**Exercise requirements**. Will you output all of the data below exactly, omitting the images?

**Dataset excerpt**.

--------------------------------

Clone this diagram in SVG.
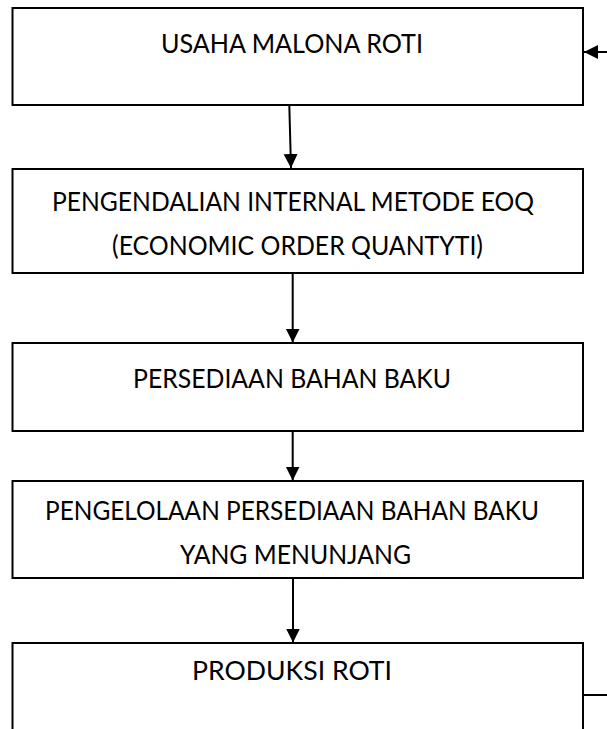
<svg xmlns="http://www.w3.org/2000/svg" width="607" height="729" viewBox="0 0 607 729">
<style>
.box{fill:#fff;stroke:#000;stroke-width:2}
.t{font-family:Lato,"Open Sans","Liberation Sans",sans-serif;font-size:26.5px;fill:#000;text-anchor:middle}
.c{stroke:#000;stroke-width:2;fill:none}
</style>
<defs>
<marker id="ah" viewBox="0 0 10 10" refX="10" refY="5" markerWidth="14" markerHeight="16" markerUnits="userSpaceOnUse" orient="auto">
<path d="M0,0 L10,5 L0,10 Z" fill="#000"/>
</marker>
</defs>
<rect width="607" height="729" fill="#fff"/>
<g id="n1">
<rect class="box" x="12.5" y="8" width="570.5" height="97"/>
<text class="t" x="292" y="53" textLength="262" lengthAdjust="spacingAndGlyphs">USAHA MALONA ROTI</text>
</g>
<g id="n2">
<rect class="box" x="12.5" y="169" width="570.5" height="104"/>
<text class="t" x="293" y="211" textLength="482" lengthAdjust="spacingAndGlyphs">PENGENDALIAN INTERNAL METODE EOQ</text>
<text class="t" x="297.5" y="255" textLength="371" lengthAdjust="spacingAndGlyphs">(ECONOMIC ORDER QUANTYTI)</text>
</g>
<g id="n3">
<rect class="box" x="12.5" y="343" width="570.5" height="88"/>
<text class="t" x="292" y="388" textLength="318" lengthAdjust="spacingAndGlyphs">PERSEDIAAN BAHAN BAKU</text>
</g>
<g id="n4">
<rect class="box" x="12.5" y="481" width="570.5" height="97"/>
<text class="t" x="292" y="520" textLength="494" lengthAdjust="spacingAndGlyphs">PENGELOLAAN PERSEDIAAN BAHAN BAKU</text>
<text class="t" x="295.5" y="564" textLength="231" lengthAdjust="spacingAndGlyphs">YANG MENUNJANG</text>
</g>
<g id="n5">
<rect class="box" x="12.5" y="643" width="570.5" height="110"/>
<text class="t" x="292" y="680" textLength="200" lengthAdjust="spacingAndGlyphs">PRODUKSI ROTI</text>
</g>
<g id="connectors">
<line class="c" x1="289.3" y1="105" x2="291" y2="168" marker-end="url(#ah)"/>
<line class="c" x1="292.7" y1="273" x2="292.7" y2="342.5" marker-end="url(#ah)"/>
<line class="c" x1="292.7" y1="431" x2="292.7" y2="480.5" marker-end="url(#ah)"/>
<line class="c" x1="293" y1="578" x2="293" y2="642.5" marker-end="url(#ah)"/>
<line class="c" x1="608" y1="52" x2="584" y2="52" marker-end="url(#ah)"/>
<line class="c" x1="583" y1="695" x2="608" y2="695"/>
</g>
</svg>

--------------------------------

**Response below**.
Clone this diagram in SVG.
<svg xmlns="http://www.w3.org/2000/svg" width="607" height="729" viewBox="0 0 607 729">
<style>
.box{fill:#fff;stroke:#000;stroke-width:2}
.t{font-family:Lato,"Open Sans","Liberation Sans",sans-serif;font-size:26.5px;fill:#000;text-anchor:middle}
.c{stroke:#000;stroke-width:2;fill:none}
</style>
<defs>
<marker id="ah" viewBox="0 0 10 10" refX="10" refY="5" markerWidth="14" markerHeight="16" markerUnits="userSpaceOnUse" orient="auto">
<path d="M0,0 L10,5 L0,10 Z" fill="#000"/>
</marker>
</defs>
<rect width="607" height="729" fill="#fff"/>
<g id="n1">
<rect class="box" x="12.5" y="8" width="570.5" height="97"/>
<text class="t" x="292" y="53" textLength="262" lengthAdjust="spacingAndGlyphs">USAHA MALONA ROTI</text>
</g>
<g id="n2">
<rect class="box" x="12.5" y="169" width="570.5" height="104"/>
<text class="t" x="293" y="211" textLength="482" lengthAdjust="spacingAndGlyphs">PENGENDALIAN INTERNAL METODE EOQ</text>
<text class="t" x="297.5" y="255" textLength="371" lengthAdjust="spacingAndGlyphs">(ECONOMIC ORDER QUANTYTI)</text>
</g>
<g id="n3">
<rect class="box" x="12.5" y="343" width="570.5" height="88"/>
<text class="t" x="292" y="388" textLength="318" lengthAdjust="spacingAndGlyphs">PERSEDIAAN BAHAN BAKU</text>
</g>
<g id="n4">
<rect class="box" x="12.5" y="481" width="570.5" height="97"/>
<text class="t" x="292" y="520" textLength="494" lengthAdjust="spacingAndGlyphs">PENGELOLAAN PERSEDIAAN BAHAN BAKU</text>
<text class="t" x="295.5" y="564" textLength="231" lengthAdjust="spacingAndGlyphs">YANG MENUNJANG</text>
</g>
<g id="n5">
<rect class="box" x="12.5" y="643" width="570.5" height="110"/>
<text class="t" x="292" y="680" textLength="200" lengthAdjust="spacingAndGlyphs">PRODUKSI ROTI</text>
</g>
<g id="connectors">
<line class="c" x1="289.3" y1="105" x2="291" y2="168" marker-end="url(#ah)"/>
<line class="c" x1="292.7" y1="273" x2="292.7" y2="342.5" marker-end="url(#ah)"/>
<line class="c" x1="292.7" y1="431" x2="292.7" y2="480.5" marker-end="url(#ah)"/>
<line class="c" x1="293" y1="578" x2="293" y2="642.5" marker-end="url(#ah)"/>
<line class="c" x1="608" y1="52" x2="584" y2="52" marker-end="url(#ah)"/>
<line class="c" x1="583" y1="695" x2="608" y2="695"/>
</g>
</svg>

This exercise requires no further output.